◆ **Dataset extract**:
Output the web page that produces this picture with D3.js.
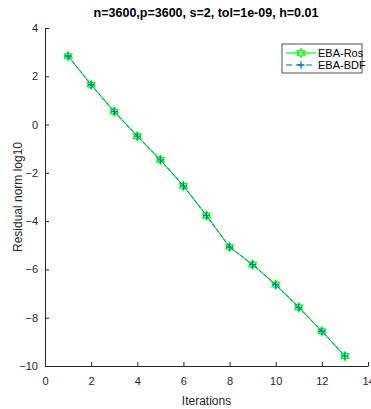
<!DOCTYPE html>
<html>
<head>
<meta charset="utf-8">
<script src="https://cdn.jsdelivr.net/npm/d3@7"></script>
<style>
  body { margin: 0; background: #fff; }
  text { font-family: "Liberation Sans Narrow", "Liberation Sans", Arial, sans-serif; }
</style>
</head>
<body>
<div id="chart"></div>
<script>
// data
const iterations = [1, 2, 3, 4, 5, 6, 7, 8, 9, 10, 11, 12, 13];
const ebaRos = [2.84, 1.65, 0.54, -0.48, -1.46, -2.54, -3.77, -5.07, -5.80, -6.63, -7.57, -8.56, -9.59];
const ebaBdf = [2.84, 1.65, 0.54, -0.48, -1.46, -2.54, -3.77, -5.07, -5.80, -6.63, -7.57, -8.56, -9.59];
const xTicks = [0, 2, 4, 6, 8, 10, 12, 14];
const yTicks = [-10, -8, -6, -4, -2, 0, 2, 4];

const W = 371, H = 409;
const margin = { top: 28, right: 3, bottom: 43, left: 45 };
const width = W - margin.left - margin.right,
    height = H - margin.top - margin.bottom;
const axisColor = "#262626";

const svg = d3.select("#chart").append("svg")
    .attr("width", W).attr("height", H);
const g = svg.append("g")
    .attr("transform", `translate(${margin.left},${margin.top})`);

const x = d3.scaleLinear().domain([0, 14]).range([0, width]);
const y = d3.scaleLinear().domain([-10, 4]).range([height, 0]);

// x axis, ticks pointing inward
const xAxis = g.append("g")
    .attr("transform", `translate(0,${height})`)
    .call(d3.axisBottom(x).tickValues(xTicks).tickSizeInner(-4).tickSizeOuter(0).tickPadding(11));
xAxis.select(".domain").attr("stroke", axisColor);
xAxis.selectAll(".tick line").attr("stroke", axisColor);
xAxis.selectAll("text").attr("fill", axisColor).style("font-size", "11px");

const yAxis = g.append("g")
    .call(d3.axisLeft(y).tickValues(yTicks).tickSizeInner(-4).tickSizeOuter(0).tickPadding(7));
yAxis.select(".domain").attr("stroke", axisColor);
yAxis.selectAll(".tick line").attr("stroke", axisColor);
yAxis.selectAll("text").attr("fill", axisColor).style("font-size", "11px");

const rosData = iterations.map((d, i) => [d, ebaRos[i]]);
const bdfData = iterations.map((d, i) => [d, ebaBdf[i]]);

const line = d3.line().x(d => x(d[0])).y(d => y(d[1]));

// EBA-Ros: green solid with hexagram
g.append("path").datum(rosData)
    .attr("fill", "none").attr("stroke", "#00ff00").attr("stroke-width", 1.1)
    .attr("d", line);

function hexagram(r) {
  const pts = [];
  for (let k = 0; k < 12; k++) {
    const a = -Math.PI / 2 + k * Math.PI / 6;
    const rr = k % 2 === 0 ? r : r * 0.58;
    pts.push([rr * Math.cos(a), rr * Math.sin(a)]);
  }
  return "M" + pts.map(p => p.join(",")).join("L") + "Z";
}

g.selectAll(".ros-mark").data(rosData).join("path")
    .attr("class", "ros-mark")
    .attr("transform", d => `translate(${x(d[0])},${y(d[1])})`)
    .attr("d", hexagram(4.3))
    .attr("fill", "none").attr("stroke", "#00ff00").attr("stroke-width", 1.3);

// EBA-BDF: blue dashed with plus
g.append("path").datum(bdfData)
    .attr("fill", "none").attr("stroke", "#0072bd").attr("stroke-width", 1)
    .attr("stroke-dasharray", "4,2")
    .attr("d", line);

g.selectAll(".bdf-mark").data(bdfData).join("path")
    .attr("class", "bdf-mark")
    .attr("transform", d => `translate(${x(d[0])},${y(d[1])})`)
    .attr("d", "M-3.5,0H3.5M0,-3.5V3.5")
    .attr("stroke", "#0072bd").attr("stroke-width", 1.3);

// title
svg.append("text")
    .attr("x", 206).attr("y", 17)
    .attr("text-anchor", "middle")
    .style("font-size", "12.5px").style("font-weight", "bold")
    .attr("fill", "#000")
    .text("n=3600,p=3600, s=2, tol=1e-09, h=0.01");

// axis labels
svg.append("text")
    .attr("x", margin.left + width / 2).attr("y", 405)
    .attr("text-anchor", "middle")
    .style("font-size", "12px").attr("fill", axisColor)
    .text("Iterations");

svg.append("text")
    .attr("transform", `translate(22,${margin.top + height / 2}) rotate(-90)`)
    .attr("text-anchor", "middle")
    .style("font-size", "12px").attr("fill", axisColor)
    .text("Residual norm log10");

// legend
const leg = svg.append("g").attr("transform", "translate(282,44)");
leg.append("rect").attr("width", 80).attr("height", 29)
    .attr("fill", "#fff").attr("stroke", axisColor).attr("stroke-width", 0.8);

leg.append("line").attr("x1", 4).attr("x2", 34).attr("y1", 9).attr("y2", 9)
    .attr("stroke", "#00ff00").attr("stroke-width", 1.2);
leg.append("path").attr("transform", "translate(19,9)").attr("d", hexagram(4.3))
    .attr("fill", "none").attr("stroke", "#00ff00").attr("stroke-width", 1.3);
leg.append("text").attr("x", 36).attr("y", 13)
    .style("font-size", "11px").attr("fill", "#000").text("EBA-Ros");

leg.append("line").attr("x1", 4).attr("x2", 34).attr("y1", 21).attr("y2", 21)
    .attr("stroke", "#0072bd").attr("stroke-width", 1.1).attr("stroke-dasharray", "6,4");
leg.append("path").attr("transform", "translate(19,21)").attr("d", "M-3.5,0H3.5M0,-3.5V3.5")
    .attr("stroke", "#0072bd").attr("stroke-width", 1.3);
leg.append("text").attr("x", 36).attr("y", 25)
    .style("font-size", "11px").attr("fill", "#000").text("EBA-BDF");
</script>
</body>
</html>
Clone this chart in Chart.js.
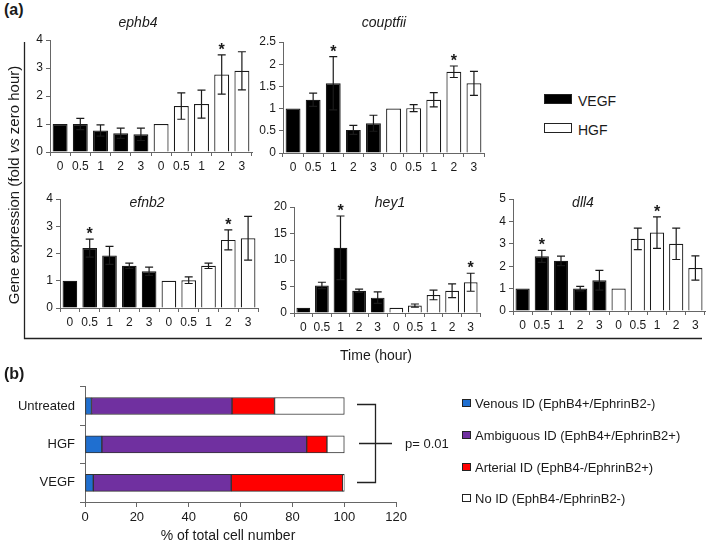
<!DOCTYPE html>
<html>
<head>
<meta charset="utf-8">
<script src="https://cdn.jsdelivr.net/npm/chart.js@4/dist/chart.umd.min.js"></script>
<style>
  body { margin: 0; background: #fff; font-family: "Liberation Sans", Arial, sans-serif; color: #1a1a1a; }
  #page { position: relative; width: 706px; height: 546px; overflow: hidden; }
  canvas { position: absolute; }
  .t { position: absolute; white-space: nowrap; }
  .c { transform: translate(-50%, -50%); }
  .m { transform: translateY(-50%); }
  .gt { font-size: 14px; font-style: italic; }
  .sw { position: absolute; border: 1px solid #222; box-sizing: border-box; }
</style>
</head>
<body>
<div id="page">
  <svg width="706" height="546" style="position:absolute;left:0;top:0">
    <path d="M24.5 42 V338.5 H702" fill="none" stroke="#222" stroke-width="1.3"/>
    <path d="M357 404.5 H375.5 V482.5 H357 M359 443.5 H392" fill="none" stroke="#222" stroke-width="1.3"/>
  </svg>

  <canvas id="ephb4"></canvas>
  <canvas id="couptfii"></canvas>
  <canvas id="efnb2"></canvas>
  <canvas id="hey1"></canvas>
  <canvas id="dll4"></canvas>
  <canvas id="cells"></canvas>

  <div class="t" style="left:4px;top:1px;font-size:16px;font-weight:bold">(a)</div>
  <div class="t" style="left:4px;top:365px;font-size:16px;font-weight:bold">(b)</div>
  <div class="t c" style="left:13px;top:185px;font-size:15px;transform:translate(-50%,-50%) rotate(-90deg)">Gene expression (fold <i>vs</i> zero hour)</div>

  <div class="t c gt" style="left:138px;top:22px">ephb4</div>
  <div class="t c gt" style="left:384px;top:22px">couptfii</div>
  <div class="t c gt" style="left:147px;top:202px">efnb2</div>
  <div class="t c gt" style="left:390px;top:202px">hey1</div>
  <div class="t c gt" style="left:583px;top:202px">dll4</div>

  <div class="sw" style="left:544px;top:94px;width:28px;height:10px;background:#000"></div>
  <div class="t m" style="left:578px;top:101px;font-size:14px">VEGF</div>
  <div class="sw" style="left:544px;top:123px;width:28px;height:10px;background:#fff"></div>
  <div class="t m" style="left:578px;top:130px;font-size:14px">HGF</div>

  <div class="t c" style="left:376px;top:355px;font-size:14px">Time (hour)</div>
  <div class="t c" style="left:228px;top:535px;font-size:14px">% of total cell number</div>
  <div class="t m" style="left:405px;top:443px;font-size:13px">p= 0.01</div>

  <div id="legendB"></div>
</div>

<script>
// time points (hours), repeated for VEGF then HGF
const times = ['0', '0.5', '1', '2', '3'];

// ephb4
const ephb4Vegf = [1, 1.0, 0.77, 0.67, 0.63];
const ephb4VegfErr = [0, 0.2, 0.2, 0.18, 0.22];
const ephb4Hgf = [1, 1.64, 1.71, 2.77, 2.9];
const ephb4HgfErr = [0, 0.47, 0.5, 0.7, 0.68];
const ephb4Stars = [0, 0, 0, 0, 0, 0, 0, 0, 1, 0];

// couptfii
const couptVegf = [1, 1.2, 1.57, 0.52, 0.67];
const couptVegfErr = [0, 0.15, 0.6, 0.1, 0.18];
const couptHgf = [1, 1.01, 1.2, 1.83, 1.57];
const couptHgfErr = [0, 0.08, 0.16, 0.13, 0.27];
const couptStars = [0, 0, 1, 0, 0, 0, 0, 0, 1, 0];

// efnb2
const efnb2Vegf = [1, 2.2, 1.93, 1.55, 1.35];
const efnb2VegfErr = [0, 0.33, 0.33, 0.1, 0.15];
const efnb2Hgf = [1, 1.02, 1.55, 2.5, 2.56];
const efnb2HgfErr = [0, 0.12, 0.1, 0.37, 0.8];
const efnb2Stars = [0, 1, 0, 0, 0, 0, 0, 0, 1, 0];

// hey1
const hey1Vegf = [1, 5.2, 12.3, 4.2, 2.9];
const hey1VegfErr = [0, 0.6, 6.0, 0.3, 1.1];
const hey1Hgf = [1, 1.4, 3.4, 4.2, 5.8];
const hey1HgfErr = [0, 0.3, 0.9, 1.3, 1.7];
const hey1Stars = [0, 0, 1, 0, 0, 0, 0, 0, 0, 1];

// dll4
const dll4Vegf = [1, 2.44, 2.24, 1.0, 1.37];
const dll4VegfErr = [0, 0.27, 0.21, 0.1, 0.44];
const dll4Hgf = [1, 3.22, 3.5, 3.0, 1.92];
const dll4HgfErr = [0, 0.48, 0.7, 0.7, 0.54];
const dll4Stars = [0, 1, 0, 0, 0, 0, 0, 1, 0, 0];

// panel (b): % of total cell number
const groups = ['Untreated', 'HGF', 'VEGF'];
const venous = [2.5, 6.5, 3.2];
const ambiguous = [54.2, 79, 53.2];
const arterial = [16.4, 7.8, 43];
const noId = [26.9, 6.7, 0.6];
const idNames = ['Venous ID (EphB4+/EphrinB2-)', 'Ambiguous ID (EphB4+/EphrinB2+)',
                 'Arterial ID (EphB4-/EphrinB2+)', 'No ID (EphB4-/EphrinB2-)'];
const idColors = ['#1f6fd0', '#7030a0', '#ff0000', '#ffffff'];

Chart.defaults.font.family = '"Liberation Sans", Arial, sans-serif';
Chart.defaults.color = '#1a1a1a';

const axisColor = '#666';

// error bars + significance stars
const errBars = {
  id: 'errbars',
  afterDatasetsDraw(chart, args, opts) {
    const ctx = chart.ctx;
    const y = chart.scales.y;
    const meta = chart.getDatasetMeta(0);
    const vals = chart.data.datasets[0].data;
    ctx.save();
    ctx.strokeStyle = '#1a1a1a';
    ctx.lineWidth = 1.2;
    meta.data.forEach((bar, i) => {
      const v = vals[i], e = opts.errs[i];
      const top = y.getPixelForValue(v + e);
      if (e > 0) {
        const bot = y.getPixelForValue(v - e);
        ctx.beginPath();
        ctx.moveTo(bar.x, top); ctx.lineTo(bar.x, bot);
        ctx.moveTo(bar.x - 4, top); ctx.lineTo(bar.x + 4, top);
        ctx.moveTo(bar.x - 4, bot); ctx.lineTo(bar.x + 4, bot);
        ctx.stroke();
      }
      if (opts.stars[i]) {
        ctx.fillStyle = '#1a1a1a';
        ctx.font = 'bold 16px "Liberation Sans", Arial';
        ctx.textAlign = 'center';
        ctx.textBaseline = 'alphabetic';
        ctx.fillText('*', bar.x, top);
      }
    });
    ctx.restore();
  }
};

function geneChart(id, vegf, vegfErr, hgf, hgfErr, stars, yMax, yStep, area) {
  const padTop = 14, yW = 35, xH = 25, padR = 4;
  const cv = document.getElementById(id);
  cv.width = area.right - area.left + yW + padR;
  cv.height = area.bottom - area.top + padTop + xH;
  cv.style.left = (area.left - yW) + 'px';
  cv.style.top = (area.top - padTop) + 'px';
  const data = vegf.concat(hgf);
  const colors = data.map((d, i) => i < 5 ? '#000' : '#fff');
  new Chart(cv, {
    type: 'bar',
    data: {
      labels: times.concat(times),
      datasets: [{
        data: data,
        backgroundColor: colors,
        borderColor: '#1a1a1a',
        borderWidth: 1.2,
        barPercentage: 0.74,
        categoryPercentage: 1.0
      }]
    },
    options: {
      responsive: false,
      animation: false,
      layout: { padding: { top: padTop, right: padR, left: 0, bottom: 0 }, autoPadding: false },
      plugins: {
        legend: { display: false },
        tooltip: { enabled: false },
        errbars: { errs: vegfErr.concat(hgfErr), stars: stars }
      },
      scales: {
        x: {
          afterFit: s => { s.height = xH; },
          grid: { offset: true, drawOnChartArea: false, tickLength: 4, color: axisColor },
          border: { color: axisColor },
          ticks: { font: { size: 12 }, padding: 3, maxRotation: 0, autoSkip: false }
        },
        y: {
          min: 0, max: yMax,
          afterFit: s => { s.width = yW; },
          grid: { drawOnChartArea: false, tickLength: 4, color: axisColor },
          border: { color: axisColor },
          ticks: { stepSize: yStep, font: { size: 12 }, padding: 3, callback: v => String(v) }
        }
      }
    },
    plugins: [errBars]
  });
}

geneChart('ephb4', ephb4Vegf, ephb4VegfErr, ephb4Hgf, ephb4HgfErr, ephb4Stars, 4, 1,
  { left: 50, right: 252, top: 40, bottom: 152 });
geneChart('couptfii', couptVegf, couptVegfErr, couptHgf, couptHgfErr, couptStars, 2.5, 0.5,
  { left: 283, right: 484, top: 42, bottom: 153 });
geneChart('efnb2', efnb2Vegf, efnb2VegfErr, efnb2Hgf, efnb2HgfErr, efnb2Stars, 4, 1,
  { left: 60, right: 258, top: 199, bottom: 308 });
geneChart('hey1', hey1Vegf, hey1VegfErr, hey1Hgf, hey1HgfErr, hey1Stars, 20, 5,
  { left: 294, right: 480, top: 207, bottom: 313 });
geneChart('dll4', dll4Vegf, dll4VegfErr, dll4Hgf, dll4HgfErr, dll4Stars, 5, 1,
  { left: 513, right: 705, top: 199, bottom: 311 });

// panel (b) stacked horizontal bars
const cb = document.getElementById('cells');
cb.width = 410; cb.height = 172;
cb.style.left = '0px'; cb.style.top = '374px';
const stacks = [venous, ambiguous, arterial, noId];
new Chart(cb, {
  type: 'bar',
  data: {
    labels: groups,
    datasets: stacks.map((vals, k) => ({
      label: idNames[k],
      data: vals,
      backgroundColor: idColors[k],
      borderColor: '#333',
      borderWidth: 1,
      borderSkipped: false,
      barThickness: 17
    }))
  },
  options: {
    indexAxis: 'y',
    responsive: false,
    animation: false,
    layout: { padding: { top: 10, right: 12, left: 0, bottom: 0 }, autoPadding: false },
    plugins: { legend: { display: false }, tooltip: { enabled: false } },
    scales: {
      x: {
        stacked: true, min: 0, max: 120,
        afterFit: s => { s.height = 44; },
        grid: { drawOnChartArea: false, tickLength: 5, color: axisColor },
        border: { color: axisColor },
        ticks: { stepSize: 20, font: { size: 13 }, padding: 3 }
      },
      y: {
        stacked: true,
        afterFit: s => { s.width = 85; },
        grid: { offset: true, drawOnChartArea: false, tickLength: 5, color: axisColor },
        border: { color: axisColor },
        ticks: { font: { size: 13 }, padding: 5 }
      }
    }
  }
});

// legend for (b)
const lg = document.getElementById('legendB');
const legendY = [403, 435, 467, 498];
idNames.forEach((name, k) => {
  const sq = document.createElement('div');
  sq.className = 'sw';
  sq.style.cssText = 'left:462px;top:' + (legendY[k] - 4) + 'px;width:9px;height:8px;background:' + idColors[k];
  lg.appendChild(sq);
  const tx = document.createElement('div');
  tx.className = 't m';
  tx.style.cssText = 'left:475px;top:' + legendY[k] + 'px;font-size:13px';
  tx.textContent = name;
  lg.appendChild(tx);
});
</script>
</body>
</html>
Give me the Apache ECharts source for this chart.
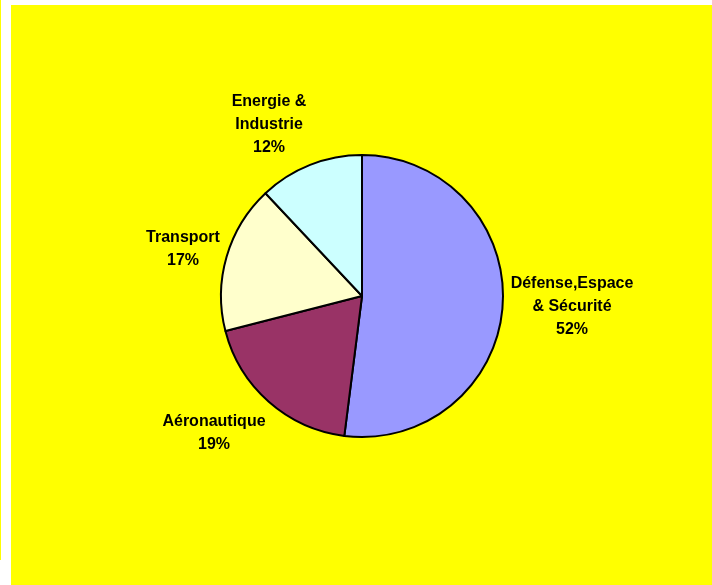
<!DOCTYPE html>
<html>
<head>
<meta charset="utf-8">
<script src="https://cdn.jsdelivr.net/npm/echarts@6/dist/echarts.min.js"></script>
<style>
  html, body { margin: 0; padding: 0; background: #ffffff; }
  #chart { width: 712px; height: 585px; }
</style>
</head>
<body>
<div id="chart"></div>
<script>
// Data
const categories = ['Défense,Espace\n& Sécurité', 'Aéronautique', 'Transport', 'Energie &\nIndustrie'];
const shares = [52, 19, 17, 12];
const sliceColors = ['#9999FF', '#993366', '#FFFFCC', '#CCFFFF'];

const cx = 362, cy = 296, R = 141;
// label centre offsets from the pie centre (Excel-like placement)
const labelOffsets = [[210, 11], [-148, 137], [-179, -47], [-93, -171]];

const chart = echarts.init(document.getElementById('chart'), null, { renderer: 'canvas' });
chart.setOption({
  backgroundColor: '#ffffff',
  animation: false,
  graphic: [
    { type: 'rect', z: -10, shape: { x: 11, y: 5, width: 701, height: 580 }, style: { fill: '#FFFF00' } },
    { type: 'rect', z: -10, shape: { x: 0, y: 0, width: 1, height: 560 }, style: { fill: '#FFFF00' } }
  ],
  series: [{
    type: 'pie',
    center: [cx, cy],
    radius: R,
    startAngle: 90,
    clockwise: true,
    itemStyle: { borderColor: '#000000', borderWidth: 2 },
    emphasis: { disabled: true },
    label: {
      show: true,
      position: 'outside',
      color: '#000000',
      fontFamily: 'Liberation Sans, Arial, sans-serif',
      fontWeight: 'bold',
      fontSize: 16,
      lineHeight: 23,
      align: 'center',
      formatter: p => p.name + '\n' + p.value + '%'
    },
    labelLine: { show: false },
    labelLayout: function (params) {
      const o = labelOffsets[params.dataIndex];
      return { x: cx + o[0], y: cy + o[1], align: 'center', verticalAlign: 'middle' };
    },
    data: categories.map((c, i) => ({ name: c, value: shares[i], itemStyle: { color: sliceColors[i] } }))
  }]
});
</script>
</body>
</html>
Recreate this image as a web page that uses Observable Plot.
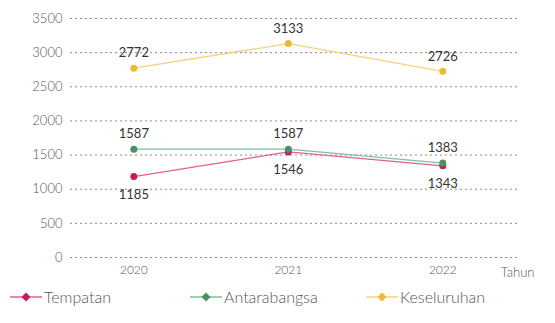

◆ **Task to carry out**: Transcribe, from the records above, the first line and every line after it up to and including the line with "const line = d3.line().x(d"; omit pictures.

◆ **Result of the task**:
Output the web page that produces this picture with D3.js.
<!DOCTYPE html>
<html>
<head>
<meta charset="utf-8">
<script src="https://cdn.jsdelivr.net/npm/d3@7"></script>
<style>
  body { margin: 0; background: #fff; }
  text { font-family: "Liberation Sans Narrow", "Liberation Sans", Arial, sans-serif; }
</style>
</head>
<body>
<div id="chart"></div>
<script>
// data
const iterations = [1, 2, 3, 4, 5, 6, 7, 8, 9, 10, 11, 12, 13];
const ebaRos = [2.84, 1.65, 0.54, -0.48, -1.46, -2.54, -3.77, -5.07, -5.80, -6.63, -7.57, -8.56, -9.59];
const ebaBdf = [2.84, 1.65, 0.54, -0.48, -1.46, -2.54, -3.77, -5.07, -5.80, -6.63, -7.57, -8.56, -9.59];
const xTicks = [0, 2, 4, 6, 8, 10, 12, 14];
const yTicks = [-10, -8, -6, -4, -2, 0, 2, 4];

const W = 371, H = 409;
const margin = { top: 28, right: 3, bottom: 43, left: 45 };
const width = W - margin.left - margin.right,
    height = H - margin.top - margin.bottom;
const axisColor = "#262626";

const svg = d3.select("#chart").append("svg")
    .attr("width", W).attr("height", H);
const g = svg.append("g")
    .attr("transform", `translate(${margin.left},${margin.top})`);

const x = d3.scaleLinear().domain([0, 14]).range([0, width]);
const y = d3.scaleLinear().domain([-10, 4]).range([height, 0]);

// x axis, ticks pointing inward
const xAxis = g.append("g")
    .attr("transform", `translate(0,${height})`)
    .call(d3.axisBottom(x).tickValues(xTicks).tickSizeInner(-4).tickSizeOuter(0).tickPadding(11));
xAxis.select(".domain").attr("stroke", axisColor);
xAxis.selectAll(".tick line").attr("stroke", axisColor);
xAxis.selectAll("text").attr("fill", axisColor).style("font-size", "11px");

const yAxis = g.append("g")
    .call(d3.axisLeft(y).tickValues(yTicks).tickSizeInner(-4).tickSizeOuter(0).tickPadding(7));
yAxis.select(".domain").attr("stroke", axisColor);
yAxis.selectAll(".tick line").attr("stroke", axisColor);
yAxis.selectAll("text").attr("fill", axisColor).style("font-size", "11px");

const rosData = iterations.map((d, i) => [d, ebaRos[i]]);
const bdfData = iterations.map((d, i) => [d, ebaBdf[i]]);

const line = d3.line().x(d => x(d[0])).y(d => y(d[1]));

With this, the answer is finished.